The sole eyewitness in the case, Lester Floyd Jones, “had cognitive issues, struggled with alcoholism and had issues with short-term memory recall,” the appeals court ruled.

Jones testified in 1976 that he and victim Richard Linwood Holloman were closing up the store when three black men came toward the station from the highway, along with a fourth who hung back in darkness.

One of the men wearing a checkered shirt and red toboggan asked to buy some Alka-Seltzer, Jones testified, and when Holloman went to get it, the man in the hat and coat he identified as Finch said, “And your money, too.”

Jones also testified that Finch shot Holloman with a sawed-off shotgun while the victim returned fire with a revolver. Jones dove under a counter after the first shot and identified the gun by its sound.

A witness’s misgivings

A second witness, Noble Harris, told police he had bought a beer and a quart of wine at the gas station on the night of Holloman’s murder and saw Finch there getting out of a blue Cadillac. But he later told law enforcement about misgivings.
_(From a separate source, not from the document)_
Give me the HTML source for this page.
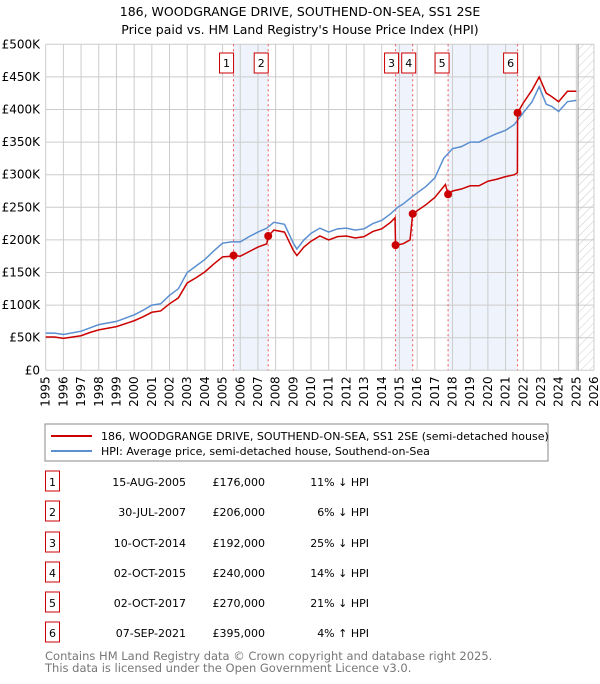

“Harris recounted in his affidavit that Deputy Owens and the prosecutor pressured him into sticking to his original story,” the ruling said.

Later on the night of the shooting, court documents said, officers in Wilson caught Finch in his blue Cadillac, where officers found a shotgun shell in the ash tray of the rear door. Later, Finch’s son would testified that he had found the shell while cleaning the car and put it in the glove compartment.

After they arrested Finch, officers placed him in three lineups at the Wilson County jail, using seven black men in casual clothes. Jones picked Finch all three times.

But while the deputy said he placed Finch’s hat and coat on another man, the record showed Finch wore a three-quarter length coat in all three of the lineups, and in one of them, he was the only man wearing a hat.

Three witnesses all said at Finch’s 1976 trial that he could not have killed the gas station owner because he was playing poker at Tom Smith’s Shoeshine Stand at the time of the shooting.